The strips reveal their brilliance more fully the better and
bigger his work is reproduced.  That’s the importance of Splendid Sundays, which
for the first time in nearly a hundred years lets us see the strips in something resembling the
medium for which they were created — a full-sized newspaper page.

With even small reproductions of the Nemo
strips we can sometimes feel as though we’re falling into the spaces of
Nemo’s nighttime dreamworld.  With Splendid Sundays we tumble headlong into
that world — and it’s a truly magical place to be.  Sunday Press
Books has done a signal service to our culture in creating this huge
and hugely wondrous book.

You can buy it here.

WALT AND SKEEZIX

It’s an exciting time for fans of the classic American comic strip.  A few small, quality-minded publishing houses are issuing handsome new reprints of some of the glories of the genre — including, from Drawn and Quarterly Press, the start of a complete run of Frank King’s masterpiece Gasoline Alley.  Volume two has just appeared, continuing the adventures of Walt, a genial car nut, and bachelor, who one days finds an infant on his doorstep and decides to keep and raise him.

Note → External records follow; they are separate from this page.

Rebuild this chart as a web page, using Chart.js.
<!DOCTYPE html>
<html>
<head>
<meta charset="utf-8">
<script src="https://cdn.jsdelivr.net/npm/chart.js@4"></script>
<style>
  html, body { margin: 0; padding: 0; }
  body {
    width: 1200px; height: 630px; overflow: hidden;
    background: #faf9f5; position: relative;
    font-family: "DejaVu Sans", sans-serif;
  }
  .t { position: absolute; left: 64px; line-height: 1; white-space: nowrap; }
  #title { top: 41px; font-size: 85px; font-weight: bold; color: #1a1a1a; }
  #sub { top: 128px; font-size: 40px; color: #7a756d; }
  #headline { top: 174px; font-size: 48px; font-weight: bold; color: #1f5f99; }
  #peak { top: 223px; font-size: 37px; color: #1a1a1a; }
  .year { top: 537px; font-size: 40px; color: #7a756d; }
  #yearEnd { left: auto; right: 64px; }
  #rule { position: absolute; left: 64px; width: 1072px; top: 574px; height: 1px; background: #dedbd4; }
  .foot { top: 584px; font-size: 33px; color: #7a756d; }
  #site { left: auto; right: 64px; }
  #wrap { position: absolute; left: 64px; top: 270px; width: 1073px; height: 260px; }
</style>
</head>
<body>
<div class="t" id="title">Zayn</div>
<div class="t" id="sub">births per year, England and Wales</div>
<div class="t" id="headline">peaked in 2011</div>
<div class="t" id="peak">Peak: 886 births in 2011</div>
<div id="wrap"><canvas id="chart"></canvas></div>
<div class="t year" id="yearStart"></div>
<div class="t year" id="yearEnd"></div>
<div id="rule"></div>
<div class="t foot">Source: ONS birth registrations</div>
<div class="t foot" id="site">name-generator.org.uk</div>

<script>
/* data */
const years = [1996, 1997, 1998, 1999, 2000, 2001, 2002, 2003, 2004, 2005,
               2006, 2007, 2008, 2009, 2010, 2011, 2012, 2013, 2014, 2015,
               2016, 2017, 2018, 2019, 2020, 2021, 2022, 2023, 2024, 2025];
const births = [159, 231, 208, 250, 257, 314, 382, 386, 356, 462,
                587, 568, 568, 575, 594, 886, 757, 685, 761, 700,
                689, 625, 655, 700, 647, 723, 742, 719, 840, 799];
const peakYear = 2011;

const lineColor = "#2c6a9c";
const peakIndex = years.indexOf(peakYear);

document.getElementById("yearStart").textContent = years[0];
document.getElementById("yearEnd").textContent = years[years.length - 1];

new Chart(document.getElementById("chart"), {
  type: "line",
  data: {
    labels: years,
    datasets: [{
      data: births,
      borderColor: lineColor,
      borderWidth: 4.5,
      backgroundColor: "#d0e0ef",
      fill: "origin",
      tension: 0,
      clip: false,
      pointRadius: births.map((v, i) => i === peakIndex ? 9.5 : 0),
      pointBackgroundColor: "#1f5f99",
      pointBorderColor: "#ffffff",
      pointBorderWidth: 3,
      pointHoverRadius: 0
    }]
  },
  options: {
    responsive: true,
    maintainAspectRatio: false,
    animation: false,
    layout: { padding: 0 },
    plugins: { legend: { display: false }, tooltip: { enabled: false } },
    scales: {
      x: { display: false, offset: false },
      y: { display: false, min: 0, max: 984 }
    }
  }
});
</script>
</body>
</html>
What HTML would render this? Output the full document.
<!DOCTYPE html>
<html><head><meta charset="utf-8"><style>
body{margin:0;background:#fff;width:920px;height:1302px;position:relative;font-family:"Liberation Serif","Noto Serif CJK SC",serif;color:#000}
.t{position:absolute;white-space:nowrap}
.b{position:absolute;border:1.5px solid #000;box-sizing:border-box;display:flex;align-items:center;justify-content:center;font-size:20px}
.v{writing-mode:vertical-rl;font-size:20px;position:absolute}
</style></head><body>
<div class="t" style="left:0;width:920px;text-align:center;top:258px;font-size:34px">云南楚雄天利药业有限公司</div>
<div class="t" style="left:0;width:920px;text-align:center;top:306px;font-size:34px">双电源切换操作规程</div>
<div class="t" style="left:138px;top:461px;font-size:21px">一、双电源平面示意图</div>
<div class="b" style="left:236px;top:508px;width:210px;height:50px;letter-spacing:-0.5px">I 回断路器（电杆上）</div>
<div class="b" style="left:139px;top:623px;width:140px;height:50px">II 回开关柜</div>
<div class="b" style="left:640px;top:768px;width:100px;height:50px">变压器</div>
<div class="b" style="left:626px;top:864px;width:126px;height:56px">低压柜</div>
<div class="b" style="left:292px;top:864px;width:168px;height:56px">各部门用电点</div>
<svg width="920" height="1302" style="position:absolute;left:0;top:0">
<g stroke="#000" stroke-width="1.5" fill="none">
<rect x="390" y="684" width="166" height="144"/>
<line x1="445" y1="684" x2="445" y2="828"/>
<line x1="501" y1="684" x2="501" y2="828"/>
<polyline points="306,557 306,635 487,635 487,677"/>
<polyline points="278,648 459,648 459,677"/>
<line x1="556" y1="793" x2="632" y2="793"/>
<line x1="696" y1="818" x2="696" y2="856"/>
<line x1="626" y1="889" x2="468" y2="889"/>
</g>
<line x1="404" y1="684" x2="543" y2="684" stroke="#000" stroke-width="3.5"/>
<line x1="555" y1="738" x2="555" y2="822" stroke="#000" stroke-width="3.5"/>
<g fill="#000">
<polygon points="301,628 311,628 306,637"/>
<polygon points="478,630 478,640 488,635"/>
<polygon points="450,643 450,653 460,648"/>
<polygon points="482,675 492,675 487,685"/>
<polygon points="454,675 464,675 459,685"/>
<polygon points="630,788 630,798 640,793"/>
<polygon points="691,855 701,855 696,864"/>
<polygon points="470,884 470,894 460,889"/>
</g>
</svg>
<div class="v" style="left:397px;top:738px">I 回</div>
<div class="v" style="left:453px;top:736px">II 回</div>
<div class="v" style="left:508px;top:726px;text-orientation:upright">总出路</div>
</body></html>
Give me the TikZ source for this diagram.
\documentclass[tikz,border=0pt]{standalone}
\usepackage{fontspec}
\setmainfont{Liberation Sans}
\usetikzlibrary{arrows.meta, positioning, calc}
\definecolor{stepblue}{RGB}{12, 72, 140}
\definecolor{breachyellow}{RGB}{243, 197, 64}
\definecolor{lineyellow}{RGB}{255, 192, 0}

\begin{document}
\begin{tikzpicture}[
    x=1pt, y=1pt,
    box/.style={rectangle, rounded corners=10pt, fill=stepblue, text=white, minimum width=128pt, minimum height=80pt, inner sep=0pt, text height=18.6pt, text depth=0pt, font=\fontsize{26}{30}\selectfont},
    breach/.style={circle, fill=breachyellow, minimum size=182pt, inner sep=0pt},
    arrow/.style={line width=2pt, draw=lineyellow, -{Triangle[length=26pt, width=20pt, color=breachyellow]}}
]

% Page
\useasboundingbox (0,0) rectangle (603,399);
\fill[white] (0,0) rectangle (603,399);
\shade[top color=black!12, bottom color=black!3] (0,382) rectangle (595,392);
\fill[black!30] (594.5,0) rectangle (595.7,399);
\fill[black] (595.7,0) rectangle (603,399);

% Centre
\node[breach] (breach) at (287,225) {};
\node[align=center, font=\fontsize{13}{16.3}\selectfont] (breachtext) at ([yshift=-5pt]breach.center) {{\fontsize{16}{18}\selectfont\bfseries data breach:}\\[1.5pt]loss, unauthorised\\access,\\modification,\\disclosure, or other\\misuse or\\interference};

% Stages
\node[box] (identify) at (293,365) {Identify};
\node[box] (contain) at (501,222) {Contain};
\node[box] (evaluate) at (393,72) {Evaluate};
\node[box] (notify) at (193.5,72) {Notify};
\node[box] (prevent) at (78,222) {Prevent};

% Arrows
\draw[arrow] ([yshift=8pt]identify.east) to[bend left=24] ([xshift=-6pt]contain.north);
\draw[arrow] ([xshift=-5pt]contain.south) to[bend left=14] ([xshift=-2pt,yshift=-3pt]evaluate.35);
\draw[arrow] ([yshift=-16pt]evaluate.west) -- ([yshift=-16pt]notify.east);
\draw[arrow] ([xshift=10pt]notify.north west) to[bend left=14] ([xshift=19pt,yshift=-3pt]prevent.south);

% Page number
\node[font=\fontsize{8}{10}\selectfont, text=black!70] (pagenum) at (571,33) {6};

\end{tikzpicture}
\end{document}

King began his domestic epic in the 1920s (the strip premiered in 1918 but the kid didn’t appear at Walt’s door for a couple of years) and kept it going into the 1950s (when he turned it over to other artists), allowing us to watch the child, named Skeezix, grow up in real time.  The strips of the early years constitute a sweet, sharply-observed paean to single parenthood and, more importantly, a deeply-felt celebration of the joys of fatherhood without equal in American art.

The strips have been unavailable for years, and never presented in complete form — check them out and cherish a rare treasure from our culture’s not-so-distant past.